Joey Greco, former host of reality show Cheaters for 10 seasons is available on Cameo, but indicated that he’s only done “a handful” of them since joining (“I honestly forgot I had an account before you got in touch,” he said.) He described a time that he helped a fan of Cheaters propose to his then-girlfriend via pre-recorded DVD.

“For me, though, I’ve never been one to just try and stay relevant on a platform. I’m good with where I’m at,” he said.

His position is one that appears rare, based on the evidence at hand. For the reality show and YouTube celebrities on Cameo, the participation and willingness to say and do anything is at least somewhat understandable: they’re famous, but they’re not rich and famous. Celebrities like Favre and McGrath, whose net worths are estimated at $100 million and $6 million respectively, seem motivated by the insidious nature of fame itself. There’s a need for attention and love that doesn’t disappear once the lights have dimmed. It’s evident in McGrath’s catchphrase that starts every Cameo he does: “Off the charts, but still in your hearts.”

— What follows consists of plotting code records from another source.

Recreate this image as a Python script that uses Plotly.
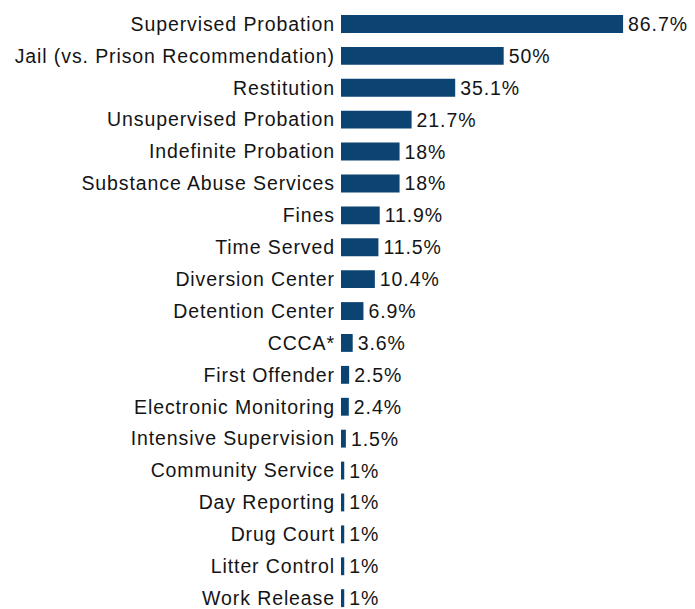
import plotly.graph_objects as go

# Sentencing outcomes, top to bottom
categories = [
    "Supervised Probation",
    "Jail (vs. Prison Recommendation)",
    "Restitution",
    "Unsupervised Probation",
    "Indefinite Probation",
    "Substance Abuse Services",
    "Fines",
    "Time Served",
    "Diversion Center",
    "Detention Center",
    "CCCA*",
    "First Offender",
    "Electronic Monitoring",
    "Intensive Supervision",
    "Community Service",
    "Day Reporting",
    "Drug Court",
    "Litter Control",
    "Work Release",
]
percentages = [86.7, 50, 35.1, 21.7, 18, 18, 11.9, 11.5, 10.4, 6.9, 3.6,
               2.5, 2.4, 1.5, 1, 1, 1, 1, 1]
value_labels = ["86.7%", "50%", "35.1%", "21.7%", "18%", "18%", "11.9%",
                "11.5%", "10.4%", "6.9%", "3.6%", "2.5%", "2.4%", "1.5%",
                "1%", "1%", "1%", "1%", "1%"]

BAR_COLOR = "#0b4473"
TEXT_COLOR = "#141414"
FONT = "Liberation Sans, Arial, sans-serif"
FONT_SIZE = 19.5

fig = go.Figure(
    go.Bar(
        x=percentages,
        y=categories,
        orientation="h",
        width=0.56,
        marker=dict(color=BAR_COLOR, line=dict(width=0)),
        text=value_labels,
        textposition="outside",
        constraintext="none",
        textfont=dict(size=FONT_SIZE, color=TEXT_COLOR, family=FONT),
        cliponaxis=False,
    )
)

fig.update_layout(
    width=695,
    height=609,
    margin=dict(l=341, r=0, t=8, b=0),
    paper_bgcolor="white",
    plot_bgcolor="white",
    showlegend=False,
    font=dict(family=FONT, size=FONT_SIZE, color=TEXT_COLOR),
    xaxis=dict(
        range=[0, 108.8],
        visible=False,
        showgrid=False,
        zeroline=False,
    ),
    yaxis=dict(
        type="category",
        categoryorder="array",
        categoryarray=categories,
        range=[18.34, -0.5],
        showgrid=False,
        zeroline=False,
        showline=False,
        ticks="",
        ticklabelstandoff=5,
        tickfont=dict(size=FONT_SIZE, color=TEXT_COLOR, family=FONT),
    ),
)

# Slightly open letter spacing on all chart text; bar values are centred
# on their anchor, so nudge them right to keep a small gap after each bar.
letter_spacing_js = """
var gd = document.getElementById('{plot_id}');
var SPACING = 0.9;
function spaceText() {
  gd.querySelectorAll('.ytick text').forEach(function (t) {
    t.style.letterSpacing = SPACING + 'px';
  });
  gd.querySelectorAll('.bartext').forEach(function (t) {
    t.style.letterSpacing = SPACING + 'px';
    var n = t.textContent.length;
    t.setAttribute('dx', (n * SPACING / 2 + 2).toFixed(2));
  });
}
spaceText();
gd.on('plotly_afterplot', spaceText);
"""

fig.write_html("out.html", post_script=letter_spacing_js)
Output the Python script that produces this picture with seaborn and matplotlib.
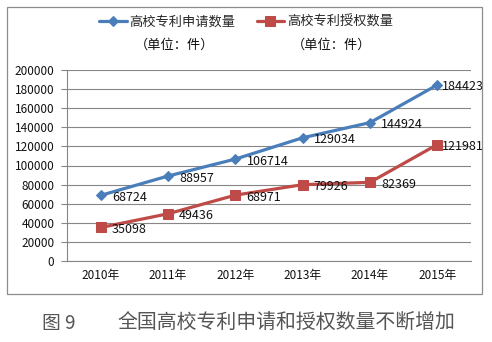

Within 24 hours of the first viral Mark McGrath breakup video, another disturbing Cameo was posted to his talent page. McGrath spends two minutes telling someone that they’ve been let go from their job at a startup, and their belongings are in the mail. For whatever it’s worth, there are times during the video when McGrath appears “in on” what seems a likely prank, given the timing.

“Obviously you were a valuable contributor while you were useful,” McGrath said, seemingly off the cuff. “But that may have run out. Some things just run their course, bro.”